I thought the performance went well, especially considering that it's the current lineup's first gig ever. The band was a bit tentative at times... they didn't have the confidence and tight coordination that can develop after further rehearsal and performance. Jon said he thinks they're "two or three gigs away from being a really good live band", and that seemed to be a common sentiment among the band members.
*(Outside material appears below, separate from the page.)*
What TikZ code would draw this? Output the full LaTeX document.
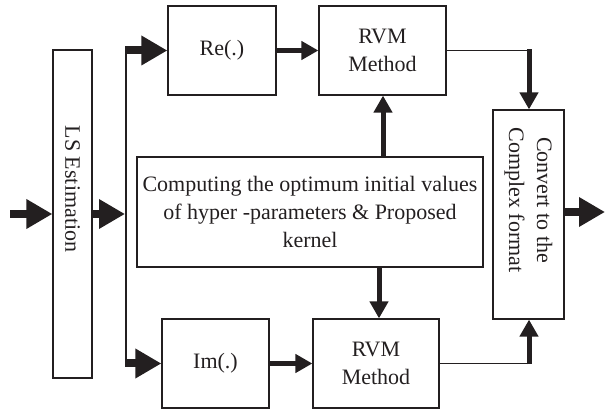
\documentclass[tikz,border=0pt]{standalone}
\usepackage{fontspec}
\setmainfont{Liberation Serif}
\usetikzlibrary{arrows.meta}
\definecolor{ink}{HTML}{231F20}
\begin{document}
\begin{tikzpicture}[x=1pt,y=-1pt,
  txt/.style={font=\fontsize{22}{28}\selectfont, text=ink, align=center, inner sep=0pt},
  box/.style={draw=ink, line width=1.2pt, inner sep=0pt, txt},
  bigarrow/.style={draw=ink, line width=8pt, -{Triangle[length=26pt,width=28pt]}},
  smallarrow/.style={draw=ink, line width=5pt, -{Triangle[length=17pt,width=18pt]}},
  thinline/.style={draw=ink, line width=1.2pt}]
\useasboundingbox (0,0) rectangle (605,411);

% boxes
\node[box, minimum width=39pt, minimum height=328pt] (ls) at (72.5,214) {};
\node[txt, rotate=-90] (lst) at (72.5,189) {LS Estimation};
\node[box, minimum width=108pt, minimum height=89pt] (re) at (222,50.5) {Re(.)};
\node[box, minimum width=127pt, minimum height=89pt] (rvm1) at (382.5,50.5) {RVM\\Method};
\node[box, minimum width=346pt, minimum height=110pt] (cmp) at (310,212)
  {Computing the optimum initial values\\of hyper -parameters \& Proposed\\kernel};
\node[box, minimum width=71pt, minimum height=209pt] (cv) at (528.5,214.5) {};
\node[txt, rotate=-90] (cvt) at (528.5,200) {Convert to the\\Complex format};
\node[box, minimum width=107pt, minimum height=89pt] (im) at (215.5,363.5) {Im(.)};
\node[box, minimum width=126pt, minimum height=89pt] (rvm2) at (376,363.5) {RVM\\Method};

% coordinates
\coordinate (in) at (10,214);
\coordinate (br) at (125,214);
\coordinate (bt) at (126,50.5);
\coordinate (bb) at (126,363.5);
\coordinate (bt0) at (126,46.5);
\coordinate (bb0) at (126,367.5);
\coordinate (c1) at (529,50.5);
\coordinate (c2) at (529,363.5);
\coordinate (out) at (605,212);

% connectors
\draw[bigarrow] (in) -- (in -| ls.west);
\draw[bigarrow] (ls.east |- br) -- (br);
\draw[thinline] (bt0) -- (bb0);
\draw[bigarrow] (bt) -- (re.west |- bt);
\draw[bigarrow] (bb) -- (im.west |- bb);
\draw[smallarrow] (re.east) -- (rvm1.west);
\draw[smallarrow] (im.east) -- (rvm2.west);
\draw[smallarrow] (cmp.north -| 383,0) -- (rvm1.south -| 383,0);
\draw[smallarrow] (cmp.south -| 379,0) -- (rvm2.north -| 379,0);
\draw[thinline] (rvm1.east) -- (c1);
\draw[smallarrow] ([yshift=1pt]c1) -- (cv.north -| c1);
\draw[thinline] (rvm2.east) -- (c2);
\draw[smallarrow] ([yshift=-1pt]c2) -- (cv.south -| c2);
\draw[bigarrow] (cv.east |- out) -- (out);
\end{tikzpicture}
\end{document}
Glyn's voice was in excellent shape (it's grown richer over the years), and Dave Sturt provided some nice backing vocals on "True Love" and other tracks in addition to his signature bass work. Tim Stone did a nice job on the guitar (he's not Tony Duhig, nor did he need to be - he has his own style which worked very well indeed). There were often three or four flutes playing simultaneously (Jon, Theo, Gowan, and Lottie shared the honors), plus some sonic textures and washes courtesy of Alex Maguire's keyboards. Jeff Davenport anchored everything nicely with his drums. There was no doubt at all that it was Jade Warrior playing!
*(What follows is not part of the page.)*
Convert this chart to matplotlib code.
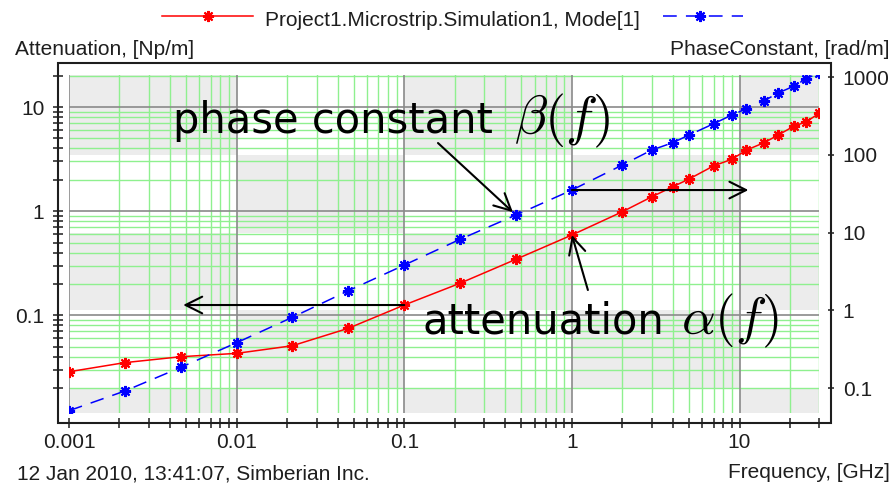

The sound seemed quite good for a club of that size... I spent some time talking to, and watching Andy-the-sound-guy during the afternoon setup and sound check, and was quite favorably impressed by his work. There were some minor issues noticed during the sound check which did show up during the performance. The sound of the flutes was a bit weak, as the mikes were being overwhelmed by the drums a few feet away... some sort of sound screen for the drums, and the use of clip-in mikes on the flutes should fix this in future gigs. The sonic balance seemed good - Andy said he was going "as acoustic as possible" and wanted to avoid the need to compress any of the channels, so as to preserve the dynamic range.
Interestingly, I heard some complaints about the quality of the sound after the Karnataka performance - too bass-rich and not very clear. Same sound gear, different sound engineer... technique really matters, apparently!
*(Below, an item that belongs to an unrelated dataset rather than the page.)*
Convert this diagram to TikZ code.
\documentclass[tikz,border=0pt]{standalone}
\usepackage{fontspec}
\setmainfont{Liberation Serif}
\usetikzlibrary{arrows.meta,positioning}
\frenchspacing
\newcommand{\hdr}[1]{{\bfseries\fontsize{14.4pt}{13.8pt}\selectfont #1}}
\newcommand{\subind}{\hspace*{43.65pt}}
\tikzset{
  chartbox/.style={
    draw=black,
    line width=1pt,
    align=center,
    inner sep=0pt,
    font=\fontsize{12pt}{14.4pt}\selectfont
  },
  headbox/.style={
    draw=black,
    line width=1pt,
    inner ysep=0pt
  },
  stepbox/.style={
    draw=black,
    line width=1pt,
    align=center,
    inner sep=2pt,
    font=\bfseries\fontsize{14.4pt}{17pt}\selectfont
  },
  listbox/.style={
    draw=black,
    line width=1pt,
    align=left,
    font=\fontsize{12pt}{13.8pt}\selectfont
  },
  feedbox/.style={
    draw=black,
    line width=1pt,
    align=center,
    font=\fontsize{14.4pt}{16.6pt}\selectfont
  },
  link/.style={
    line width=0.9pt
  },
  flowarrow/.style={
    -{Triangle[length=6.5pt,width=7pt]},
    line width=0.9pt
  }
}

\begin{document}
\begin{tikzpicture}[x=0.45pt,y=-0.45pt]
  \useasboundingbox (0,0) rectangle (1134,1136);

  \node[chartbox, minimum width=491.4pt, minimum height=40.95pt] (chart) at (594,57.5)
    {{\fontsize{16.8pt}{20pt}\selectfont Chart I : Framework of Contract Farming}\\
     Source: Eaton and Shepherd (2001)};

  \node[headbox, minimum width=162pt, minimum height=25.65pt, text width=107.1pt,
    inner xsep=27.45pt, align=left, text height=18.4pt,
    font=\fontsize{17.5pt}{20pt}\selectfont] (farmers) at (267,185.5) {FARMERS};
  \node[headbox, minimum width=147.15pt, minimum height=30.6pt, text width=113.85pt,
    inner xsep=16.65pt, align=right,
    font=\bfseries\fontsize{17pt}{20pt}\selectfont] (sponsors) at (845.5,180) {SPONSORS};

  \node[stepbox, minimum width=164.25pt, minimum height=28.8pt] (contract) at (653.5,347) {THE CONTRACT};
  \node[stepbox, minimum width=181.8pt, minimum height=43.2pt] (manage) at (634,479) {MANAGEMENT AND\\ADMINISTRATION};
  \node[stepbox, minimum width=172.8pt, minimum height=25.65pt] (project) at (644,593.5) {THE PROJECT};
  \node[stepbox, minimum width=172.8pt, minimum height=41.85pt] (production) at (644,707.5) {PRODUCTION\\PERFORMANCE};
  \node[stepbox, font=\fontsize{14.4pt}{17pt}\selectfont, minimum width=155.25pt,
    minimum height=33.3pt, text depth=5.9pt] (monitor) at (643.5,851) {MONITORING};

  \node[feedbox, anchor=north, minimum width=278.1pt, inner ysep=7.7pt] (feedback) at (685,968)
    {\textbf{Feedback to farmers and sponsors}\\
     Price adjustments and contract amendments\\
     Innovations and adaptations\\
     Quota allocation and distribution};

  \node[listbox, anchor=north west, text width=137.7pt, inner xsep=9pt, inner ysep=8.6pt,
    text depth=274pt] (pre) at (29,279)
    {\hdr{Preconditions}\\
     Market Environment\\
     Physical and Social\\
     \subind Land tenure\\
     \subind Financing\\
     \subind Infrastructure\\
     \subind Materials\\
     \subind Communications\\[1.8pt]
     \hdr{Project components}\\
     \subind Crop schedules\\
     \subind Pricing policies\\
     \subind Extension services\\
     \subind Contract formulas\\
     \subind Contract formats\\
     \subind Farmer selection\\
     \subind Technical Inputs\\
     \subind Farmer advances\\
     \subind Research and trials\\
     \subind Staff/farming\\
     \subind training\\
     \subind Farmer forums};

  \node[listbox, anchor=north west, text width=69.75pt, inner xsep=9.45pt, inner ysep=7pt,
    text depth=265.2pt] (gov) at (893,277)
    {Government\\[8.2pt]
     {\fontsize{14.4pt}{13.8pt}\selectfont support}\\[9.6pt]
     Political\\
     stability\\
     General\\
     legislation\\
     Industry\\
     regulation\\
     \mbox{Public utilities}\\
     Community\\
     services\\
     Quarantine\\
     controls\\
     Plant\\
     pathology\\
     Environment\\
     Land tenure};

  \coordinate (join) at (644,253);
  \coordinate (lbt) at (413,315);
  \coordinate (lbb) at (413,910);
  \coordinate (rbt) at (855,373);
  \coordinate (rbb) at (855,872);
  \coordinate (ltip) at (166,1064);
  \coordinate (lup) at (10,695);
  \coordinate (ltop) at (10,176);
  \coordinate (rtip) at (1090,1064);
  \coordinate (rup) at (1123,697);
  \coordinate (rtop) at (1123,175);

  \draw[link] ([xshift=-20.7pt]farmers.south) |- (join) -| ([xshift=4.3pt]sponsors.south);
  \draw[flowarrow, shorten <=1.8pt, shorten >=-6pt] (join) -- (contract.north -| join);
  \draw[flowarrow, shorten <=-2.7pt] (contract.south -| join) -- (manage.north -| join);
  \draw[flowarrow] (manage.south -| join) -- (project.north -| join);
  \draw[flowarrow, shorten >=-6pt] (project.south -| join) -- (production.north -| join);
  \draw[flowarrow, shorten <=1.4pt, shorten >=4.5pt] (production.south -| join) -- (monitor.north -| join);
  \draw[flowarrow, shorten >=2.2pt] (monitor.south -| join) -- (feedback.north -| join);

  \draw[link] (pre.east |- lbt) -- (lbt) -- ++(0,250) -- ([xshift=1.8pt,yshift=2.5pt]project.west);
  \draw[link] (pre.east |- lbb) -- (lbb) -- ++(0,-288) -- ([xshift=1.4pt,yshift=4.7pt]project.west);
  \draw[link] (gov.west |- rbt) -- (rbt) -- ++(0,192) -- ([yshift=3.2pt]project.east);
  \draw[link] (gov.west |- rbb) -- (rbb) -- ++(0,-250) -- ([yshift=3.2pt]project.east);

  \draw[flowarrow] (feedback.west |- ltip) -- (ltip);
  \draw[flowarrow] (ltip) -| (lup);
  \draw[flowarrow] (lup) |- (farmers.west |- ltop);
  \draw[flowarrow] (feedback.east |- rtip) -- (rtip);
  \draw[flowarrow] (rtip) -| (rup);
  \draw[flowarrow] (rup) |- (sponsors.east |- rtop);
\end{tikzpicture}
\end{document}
The show was filmed (well, video) by two cameramen - one on the balcony above the sound cage, the other walking around at the front of the stage. I was told I might be able to get some bits of the video for the FoJW web site (the band has first call on it for their own use, of course... we can hope for a DVD!). Audio recordings were also made... a minidisc recording of the final mix, and a raw 24-channel digital recording of all of the individual microphone and instrument feeds. Barry (the band webside maintainer) took photos with a good digital SLR, and I used a digital point-and-shoot - we both photographed the afternoon sound check and runthrough, as well as the concert itself.
Follow this link to access an album of some of the photos I took before and during the show.
The crowd seemed happy and enthusiastic throughout the performance, were left calling for more at the end of "Talisman", and a good number of fans stayed to talk with band members afterwards.
So - it really happened, and I think it went well. Not perfectly... I don't think anybody expected that... but plenty well enough. Jon commented afterwards that a whole bunch of things he'd feared would go wrong, hadn't.
Nice job, guys. Well done, and Welcome back!